Bojestvo/ Divinity is an evolution of that synthesis towards an
atmospheric form of musique concrete.
Anet contains generally bolder sample-based compositions:
the slowly rotating fanfare of Sea Monster's Occular Fundus,
the pseudo-ragtime sonata Give Me Coal,
the foggy sound collage Vessels Accident,
etc.
Destroy Music (Umor Rex, 2015) is a sound collage in 12 parts:
A1 D is a pressing crescendo of minimalist repetition,
A2 De is a pulsating decomposition of vocal and electronic signals,
A4 Dest is a sonata for gentle guitar and snippets of voices,
A5 Destr matches a marimba melody with a horror-movie rhythm,
B1 Destroy matches dancefloor polyrhythms with an ambient undercurrent,
B3 Destroy Mu is tinkling aquatic electronica for Zen meditation,
B4 Destroy Mus is an emphatic "om" with thundering percussion,
etc.
The cassette Industria (2016) offers a more adventurous sound collage, this one built around field recordings of machines. The 12 movements are simply
titled according to the main constituent, although the result is often
not intuitive. For example, "distortion" turns out to be a techno dance,
while "melted percussions" sounds like cosmic music,
"phone hum" is another pulsing dance track, although a syncopated one,
while "rust and drop" sounds like a dadaistic ballet and
"shipping details to track 1" is an even more surreal ballet.

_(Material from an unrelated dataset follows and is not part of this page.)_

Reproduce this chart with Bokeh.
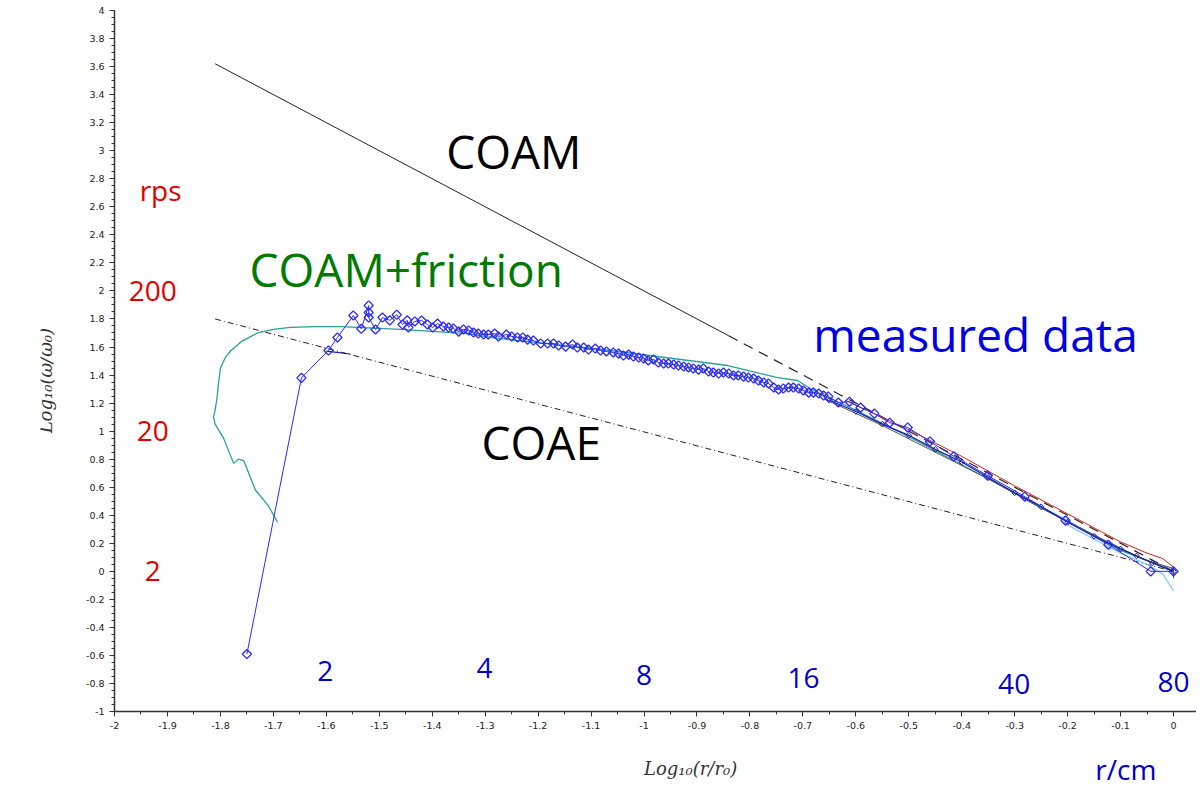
import math

from bokeh.plotting import figure
from bokeh.models import Label, FixedTicker, CustomJSTickFormatter, Range1d
from bokeh.embed import file_html
from bokeh.resources import INLINE

# measured data (blue diamonds), log10(r/r0) vs log10(w/w0)
meas_x = [-1.750, -1.647, -1.596, -1.579, -1.549, -1.534, -1.520, -1.520, -1.520, -1.507,
          -1.494, -1.480, -1.467, -1.456, -1.447, -1.445,
          -1.433, -1.420, -1.409, -1.399, -1.390, -1.379, -1.369, -1.360, -1.350, -1.341,
          -1.331, -1.322, -1.313, -1.303, -1.294, -1.282, -1.275, -1.260, -1.250, -1.239,
          -1.229, -1.220, -1.209, -1.195, -1.182, -1.171, -1.161, -1.148, -1.135, -1.126,
          -1.114, -1.105, -1.092, -1.082, -1.071, -1.058, -1.048,
          -1.039, -1.029, -1.020, -1.010, -1.001, -0.992, -0.982, -0.973, -0.963, -0.954,
          -0.944, -0.935, -0.925, -0.916, -0.907, -0.897, -0.888, -0.878, -0.869, -0.859,
          -0.850, -0.840, -0.831, -0.822, -0.812, -0.803, -0.793, -0.784, -0.774, -0.765,
          -0.755, -0.746, -0.737, -0.727, -0.718, -0.708, -0.699, -0.689, -0.680, -0.670,
          -0.661, -0.652,
          -0.633, -0.612, -0.591, -0.565, -0.536, -0.502, -0.460, -0.415, -0.351, -0.281,
          -0.204, -0.123, -0.043, 0.000]
meas_y = [-0.59, 1.38, 1.575, 1.668, 1.825, 1.73, 1.896, 1.846, 1.81, 1.725,
          1.81, 1.79, 1.83, 1.76, 1.79, 1.74,
          1.782, 1.789, 1.760, 1.739, 1.767, 1.746, 1.739, 1.732, 1.710, 1.725,
          1.718, 1.703, 1.696, 1.689, 1.689, 1.696, 1.675, 1.689, 1.675, 1.668,
          1.668, 1.653, 1.646, 1.625, 1.625, 1.625, 1.611, 1.603, 1.618, 1.596,
          1.596, 1.582, 1.589, 1.575, 1.568, 1.561, 1.553,
          1.539, 1.546, 1.532, 1.525, 1.518, 1.504, 1.511, 1.489, 1.482, 1.482,
          1.475, 1.468, 1.461, 1.454, 1.447, 1.439, 1.447, 1.425, 1.418, 1.411,
          1.418, 1.411, 1.397, 1.397, 1.389, 1.382, 1.375, 1.361, 1.347, 1.340,
          1.311, 1.297, 1.304, 1.311, 1.311, 1.304, 1.290, 1.275, 1.275, 1.268,
          1.254, 1.247,
          1.204, 1.21, 1.168, 1.125, 1.06, 1.026, 0.926, 0.82, 0.683, 0.533,
          0.362, 0.19, 0.0, 0.0]

# COAM + friction model (teal)
fric_x = [-1.692, -1.710, -1.734, -1.756, -1.766, -1.775, -1.794, -1.810, -1.813, -1.810,
          -1.806, -1.804, -1.800, -1.790, -1.780, -1.760, -1.730, -1.700, -1.668, -1.620,
          -1.573, -1.460, -1.333, -1.290, -1.063, -0.842, -0.748, -0.710, -0.686, -0.661,
          -0.600, -0.500, -0.400, -0.300, -0.200, -0.100, -0.030, 0.000]
fric_y = [0.35, 0.47, 0.58, 0.79, 0.80, 0.77, 0.95, 1.05, 1.10, 1.15,
          1.25, 1.33, 1.45, 1.53, 1.575, 1.64, 1.70, 1.725, 1.74, 1.746,
          1.746, 1.725, 1.696, 1.668, 1.575, 1.468, 1.382, 1.361, 1.304, 1.254,
          1.15, 0.96, 0.76, 0.56, 0.36, 0.15, 0.05, 0.0]

# other measured runs near the end
red_x = [-0.62, -0.50, -0.40, -0.30, -0.20, -0.10, -0.05, -0.02, 0.0]
red_y = [1.22, 1.01, 0.82, 0.61, 0.41, 0.21, 0.13, 0.09, 0.03]
navy_x = [-0.65, -0.60, -0.55, -0.50, -0.45, -0.40, -0.35, -0.30, -0.25, -0.20,
          -0.15, -0.10, -0.07, -0.04, 0.0]
navy_y = [1.22, 1.14, 1.05, 0.97, 0.87, 0.78, 0.67, 0.56, 0.46, 0.35,
          0.25, 0.16, 0.11, 0.06, 0.0]
grey_x = [-0.66, -0.55, -0.45, -0.35, -0.25, -0.15, -0.06, 0.0, 0.0]
grey_y = [1.23, 1.04, 0.85, 0.66, 0.45, 0.26, 0.09, 0.02, -0.05]
sky_x = [-0.20, -0.10, -0.05, -0.02, 0.0]
sky_y = [0.33, 0.13, 0.05, -0.02, -0.14]
stub_x = [-1.600, -1.555]
stub_y = [1.57, 1.55]

# theory lines
coam_x = [-1.81, -0.84]
coam_y = [3.62, 1.68]
coam_dash_x = [-0.84, 0.0]
coam_dash_y = [1.68, 0.0]
coae_x = [-1.81, 0.0]
coae_y = [1.80, 0.0]

# secondary scales written inside the plot
rps_labels = [200, 20, 2]
r_cm_labels = [2, 4, 8, 16, 40, 80]
r_cm_drop = [-0.71, -0.69, -0.74, -0.76, -0.80, -0.79]

X0, X1 = -2.1398, 0.0434
p = figure(width=1196, height=808, output_backend="svg", toolbar_location=None,
           x_range=Range1d(X0, X1), y_range=Range1d(-1.506, 4.057),
           min_border_left=40, min_border_right=0, min_border_top=2,
           min_border_bottom=26)
p.outline_line_color = None
p.grid.visible = False
p.background_fill_color = "white"

p.line(coae_x, coae_y, line_color="#222222", line_width=1, line_dash="6 3 1 3")
p.line(coam_x, coam_y, line_color="#222222", line_width=1)
p.line(coam_dash_x, coam_dash_y, line_color="#222222", line_width=1.2, line_dash="10 7")

p.line(fric_x, fric_y, line_color="#2aa198", line_width=1.3)
p.line(grey_x, grey_y, line_color="#555555", line_width=1)
p.line(sky_x, sky_y, line_color="#87cefa", line_width=1.3)
p.line(navy_x, navy_y, line_color="#1a1aa0", line_width=1.2)
p.scatter(navy_x, navy_y, marker="square", angle=math.pi / 4, size=4,
          line_color="#1a1aa0", fill_color=None)
p.line(red_x, red_y, line_color="#e02020", line_width=1)
p.line(stub_x, stub_y, line_color="#1a1aa0", line_width=1.2)

p.line(meas_x, meas_y, line_color="#2a2aff", line_width=1)
p.scatter(meas_x, meas_y, marker="square", angle=math.pi / 4, size=6.5, line_color="#2a2aff",
          line_width=1.3, fill_color=None)

# both axes are pinned inside the frame: x at y=-1, y at x=-2
p.xaxis.fixed_location = -1
p.yaxis.fixed_location = -2
p.xaxis.bounds = (-2, X1)
p.yaxis.bounds = (-1, 4)
p.xaxis.ticker = FixedTicker(ticks=[round(-2 + 0.1 * i, 1) for i in range(21)],
                             minor_ticks=[round(-2 + 0.05 * i, 2) for i in range(42)])
p.yaxis.ticker = FixedTicker(ticks=[round(-1 + 0.2 * i, 1) for i in range(26)],
                             minor_ticks=[round(-1 + 0.05 * i, 2) for i in range(101)])
fmt = "return String(Number(tick.toFixed(2)))"
p.xaxis.formatter = CustomJSTickFormatter(code=fmt)
p.yaxis.formatter = CustomJSTickFormatter(code=fmt)
for ax in (p.xaxis, p.yaxis):
    ax.axis_line_color = "#333333"
    ax.axis_line_width = 1.5
    ax.major_tick_line_color = "#333333"
    ax.minor_tick_line_color = "#333333"
    ax.major_tick_out = 5
    ax.major_tick_in = 0
    ax.minor_tick_out = 3
    ax.minor_tick_in = 0
    ax.major_label_text_font = "DejaVu Sans"
    ax.major_label_text_font_size = "9.5px"
    ax.major_label_text_color = "#222222"
    ax.major_label_standoff = 5

axis_text = dict(text_color="#333333", text_font="DejaVu Serif", text_font_style="italic",
                 text_font_size="18px", text_align="center", text_baseline="middle")
p.add_layout(Label(x=-0.912, y=-1.407, text="Log₁₀(r/r₀)", **axis_text))
p.add_layout(Label(x=-2.130, y=1.36, text="Log₁₀(ω/ω₀)", angle=math.pi / 2, **axis_text))

big = dict(text_font="Open Sans", text_font_size="46px", text_align="center",
           text_baseline="middle")
p.add_layout(Label(x=-1.246, y=3.0, text="COAM", text_color="black", **big))
p.add_layout(Label(x=-1.449, y=2.155, text="COAM+friction", text_color="#007a00", **big))
p.add_layout(Label(x=-0.374, y=1.69, text="measured data", text_color="#0000e6", **big))
p.add_layout(Label(x=-1.194, y=0.924, text="COAE", text_color="black", **big))

small = dict(text_font="Open Sans", text_font_size="28px", text_align="center",
             text_baseline="middle")
p.add_layout(Label(x=-1.913, y=2.72, text="rps", text_color="#e00000", **small))
for v in rps_labels:
    p.add_layout(Label(x=-1.928, y=math.log10(v / 2), text=str(v),
                       text_color="#e00000", **small))
for v, dy in zip(r_cm_labels, r_cm_drop):
    p.add_layout(Label(x=math.log10(v / 80), y=dy, text=str(v),
                       text_color="#0000cc", **small))
p.add_layout(Label(x=-0.09, y=-1.407, text="r/cm", text_color="#0000cc", **small))

open("out.html", "w").write(file_html(p, INLINE))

The noisiest musique concrete "exercise with metal"
and the most abrasive sounds appear in
"beams of light through the cloud of dust".
The cassette Ya=Ti/ I=You (2020) explores a range of atmospheres, from
the symphonic Na Rechke/ On the River to the
bucolic Voda/ Water and the
catatonic Please Wait,
and attains maximum pathos in the cryptic
Time I
and the sinister ambient And.
The six-song EP Korolev (2021),
dedicated to the industrial city named after the rocket scientist Sergei Korole, father of the Sputnik,
contains two of his most futuristic vignettes,
Maxazin and
Xorolevx.
The cassette Blue Forty-two (2022) contains the brief
System Audio 20151019 1558
and the 25-minute sound collage System Audio 20151019 1532, one of
his most tense, cryptic and metaphysical compositions.